Main features of the Maltese limited partnership
The Maltese limited partnership has separate legal personality from that of its partners and can contract in its own name albeit represented by the general partner. Whilst the limited partnership itself would be subject to licensing by the Malta Financial Services Authority in view of the fact that it would qualify as a collective investment scheme (all types and forms of funds are subject to licensing barring a handful of specific exceptions), the general partner would not be regulated in its own right unless it is providing management services to the limited partnership. The general partner is typically set up as a Maltese private limited liability company and this further enhances the substance of the fund in Malta. Nevertheless, the legislation allows the general partner to be incorporated anywhere else.
The LP can be either divided into shares or else can issue partnership interests. In both cases, these would qualify as units for the purposes of defining an investor’s ownership interest in the partnership. As in any other partnership structure, the liability of the limited partners is limited to the investments which they make whereas that of the general partner is unlimited.
The acts of general management and administration of the partnership would be vested in the general partner. The GP would act in the name and on behalf of the partnership in the delegation of specific functions to fund managers, administrators and depositaries, or else fulfil the investment management function itself and at times the administration function too. However any limited partner can be provided with a specific power of attorney to perform certain acts on behalf of the partnership. Although the GP is responsible for the partnership’s general management and representation, the limited partners can still be given certain veto rights and can also form part of advisory boards or committees which would provide them with a level of participation in the operations of the partnership.

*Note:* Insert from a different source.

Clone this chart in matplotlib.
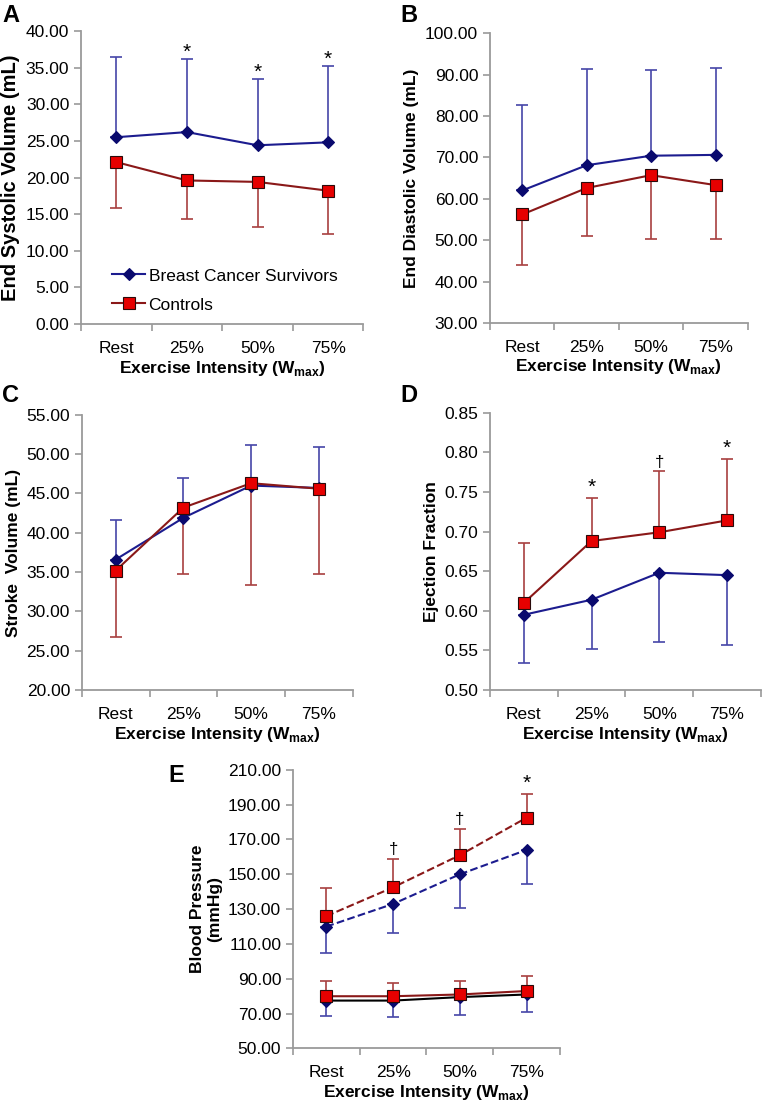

The GP is also bound by certain fiduciary obligations towards the partnership and would require the express approval of the other partners (normally catered for in the deed of partnership) to carry on business on its own account or on account of others in competition with the partnership, act as general partner or director of another entity competing with the partnership, or deal with the partnership’s property in any way other than as permitted by the deed of partnership.

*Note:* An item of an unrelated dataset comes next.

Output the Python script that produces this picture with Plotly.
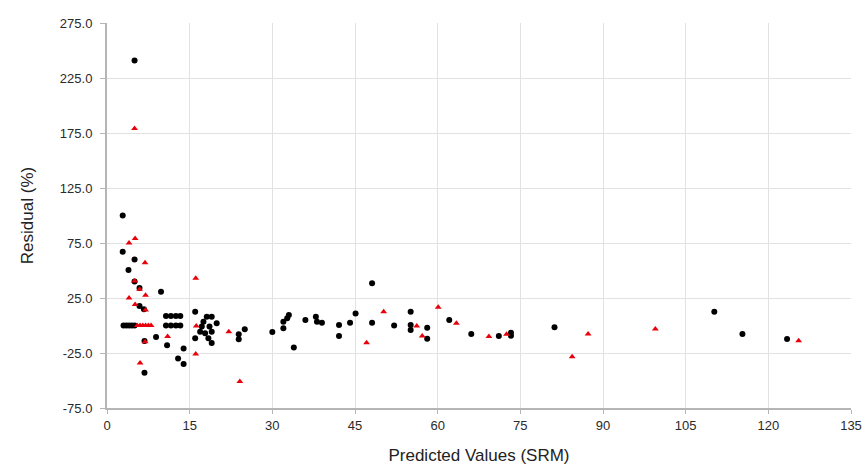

The Tenth Schedule renders the rights of limited partners subject to what is stated in the deed of partnership. However, it provides limited partners with basic rights of inspection of books of account and records, albeit such rights can be curtailed further in the deed. Limited partnerships can also issue fractional shares and can accept non-cash contributions from investors. These aspects would normally be regulated by the deed of partnership and the offering memorandum.

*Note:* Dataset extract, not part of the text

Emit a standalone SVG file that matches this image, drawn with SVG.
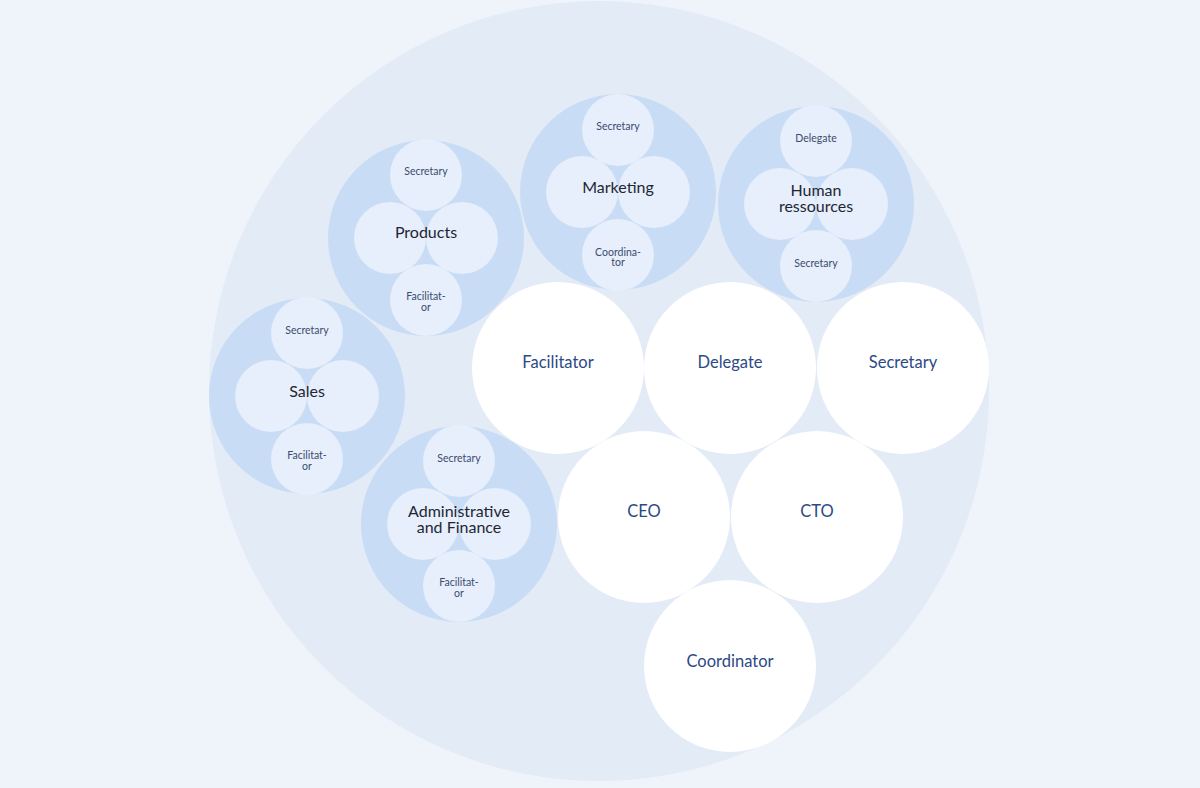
<svg xmlns="http://www.w3.org/2000/svg" width="1200" height="788" viewBox="0 0 1200 788">
<style>
.team{fill:#c9dcf5}.sub{fill:#e6effb}.role{fill:#ffffff}
text{font-family:Lato,"Noto Sans",sans-serif;text-anchor:middle}
.tl{font-size:16px;fill:#1f2633}.sl{font-size:10.5px;fill:#3d4b6e}.rl{font-size:16.5px;fill:#2c4a85}
</style>
<rect width="1200" height="788" fill="#eff3fa"/>
<circle cx="599" cy="391" r="390" fill="#e3ebf7"/>
<g id="connectors"/>
<g id="products"><circle class="team" cx="426" cy="238" r="98"/><circle class="sub" cx="426" cy="175" r="36"/><circle class="sub" cx="390" cy="238" r="36"/><circle class="sub" cx="462" cy="238" r="36"/><circle class="sub" cx="426" cy="300" r="36"/>
<text class="sl" x="426" y="175">Secretary</text><text class="tl" x="426" y="238">Products</text><text class="sl" x="426" y="300">Facilitat-</text><text class="sl" x="426" y="311">or</text></g>
<g id="marketing"><circle class="team" cx="618" cy="192" r="98"/><circle class="sub" cx="618" cy="130" r="36"/><circle class="sub" cx="582" cy="192" r="36"/><circle class="sub" cx="654" cy="192" r="36"/><circle class="sub" cx="618" cy="255" r="36"/>
<text class="sl" x="618" y="130">Secretary</text><text class="tl" x="618" y="193">Marketing</text><text class="sl" x="618" y="256">Coordina-</text><text class="sl" x="618" y="266">tor</text></g>
<g id="hr"><circle class="team" cx="816" cy="204" r="98"/><circle class="sub" cx="816" cy="141" r="36"/><circle class="sub" cx="780" cy="204" r="36"/><circle class="sub" cx="852" cy="204" r="36"/><circle class="sub" cx="816" cy="266" r="36"/>
<text class="sl" x="816" y="142">Delegate</text><text class="tl" x="816" y="196">Human</text><text class="tl" x="816" y="212">ressources</text><text class="sl" x="816" y="267">Secretary</text></g>
<g id="sales"><circle class="team" cx="307" cy="396" r="98"/><circle class="sub" cx="307" cy="333" r="36"/><circle class="sub" cx="271" cy="396" r="36"/><circle class="sub" cx="343" cy="396" r="36"/><circle class="sub" cx="307" cy="459" r="36"/>
<text class="sl" x="307" y="334">Secretary</text><text class="tl" x="307" y="397">Sales</text><text class="sl" x="307" y="459">Facilitat-</text><text class="sl" x="307" y="470">or</text></g>
<g id="admin"><circle class="team" cx="459" cy="524" r="98"/><circle class="sub" cx="459" cy="461" r="36"/><circle class="sub" cx="423" cy="524" r="36"/><circle class="sub" cx="495" cy="524" r="36"/><circle class="sub" cx="459" cy="586" r="36"/>
<text class="sl" x="459" y="462">Secretary</text><text class="tl" x="459" y="517">Administrative</text><text class="tl" x="459" y="533">and Finance</text><text class="sl" x="459" y="586">Facilitat-</text><text class="sl" x="459" y="597">or</text></g>
<g id="facilitator"><circle class="role" cx="558" cy="368" r="86"/><text class="rl" x="558" y="368">Facilitator</text></g>
<g id="delegate"><circle class="role" cx="730" cy="368" r="86"/><text class="rl" x="730" y="368">Delegate</text></g>
<g id="secretary"><circle class="role" cx="903" cy="368" r="86"/><text class="rl" x="903" y="368">Secretary</text></g>
<g id="ceo"><circle class="role" cx="644" cy="517" r="86"/><text class="rl" x="644" y="517">CEO</text></g>
<g id="cto"><circle class="role" cx="817" cy="517" r="86"/><text class="rl" x="817" y="517">CTO</text></g>
<g id="coordinator"><circle class="role" cx="730" cy="666" r="86"/><text class="rl" x="730" y="667">Coordinator</text></g>
</svg>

Multi-fund and multi-class
It is also possible for a limited partnership to have segregated sub-funds which would have separate investment objectives where the assets and liabilities of each sub-fund would constitute a separate patrimony, although the sub-fund would not have separate legal personality which would remain vested in the limited partnership as a whole. On the other hand, a partnership which is issuing shares can also have different classes of shares which are all exposed to the same pool of assets, in which case there is no segregation of liability between one class of shares and another.
Fixed or variable capital partnerships
Partnerships are allowed to have either fixed capital or variable capital. This is a reflection of other corporate options available under Maltese company law in the form of the SICAV (variable capital company) and the investment company (fixed capital company). These features have been incorporated within the limited partnership law in order to provide partnerships with options on their capital structure. One would expect fixed capital partnerships to be preferred over variable capital ones if there is no redemption mechanism embedded in the structure and hence it is investors’ expectation to remain invested for a certain period of time; however both are possible. In fact the legislation caters for both open ended and closed ended partnership structures.
Corporate filings and reporting
All corporate filings relating to the limited partnership would be submitted with the Malta Registrar of Companies, which is the public depositary of all corporate documents relating to the partnership. The legislator recognised the importance of retaining a certain level of confidentiality, especially in relation to the commercial terms negotiated with investors. In fact, the filing of the deed of partnership is not required and, instead, the partnership can file a partnership registration document containing basic details such as the name and residence of the general partner, the name, registered office and objects of the limited partnership, and indicating whether the capital of the partnership is variable capital or fixed capital. Limited partnerships are also bound to file audited financial statements which are produced in accordance with International Financial Reporting Standards. An important point to note is that the identity of limited partners is not in the public domain and the corporate filings are not required to identify the limited partners, but only the general partner/s.
Dissolution and Winding Up
The law provides extensive detail on the dissolution of limited partnerships and the various ways in which this can be achieved. The provisions on dissolution and winding up generally reflect the provisions which apply to companies such as those relating to dissolution by the court, or by creditors of the partnership, the manner in which the dissolution is conducted and the circumstances in which a partnership can be dissolved.
We are of the view that the Maltese limited partnership provides all the elements of a robust corporate structure within a regulated framework enjoying all the hallmarks of tax transparency, where required, confidentiality where this counts while ensuring full transparency towards investors and the regulator. This structure has been sparsely used over the years, however, the improvements made in 2014 have placed limited partnerships on a par with the SICAV, which remains the most widely used corporate vehicle in Malta. We expect the use of limited partnerships in Malta to increase in the short to medium term in view of the initiatives being taken by the European Commission on the introduction of harmonised rules for venture capital funds and long term investment funds, where limited partnership structures could be well suited for such strategies.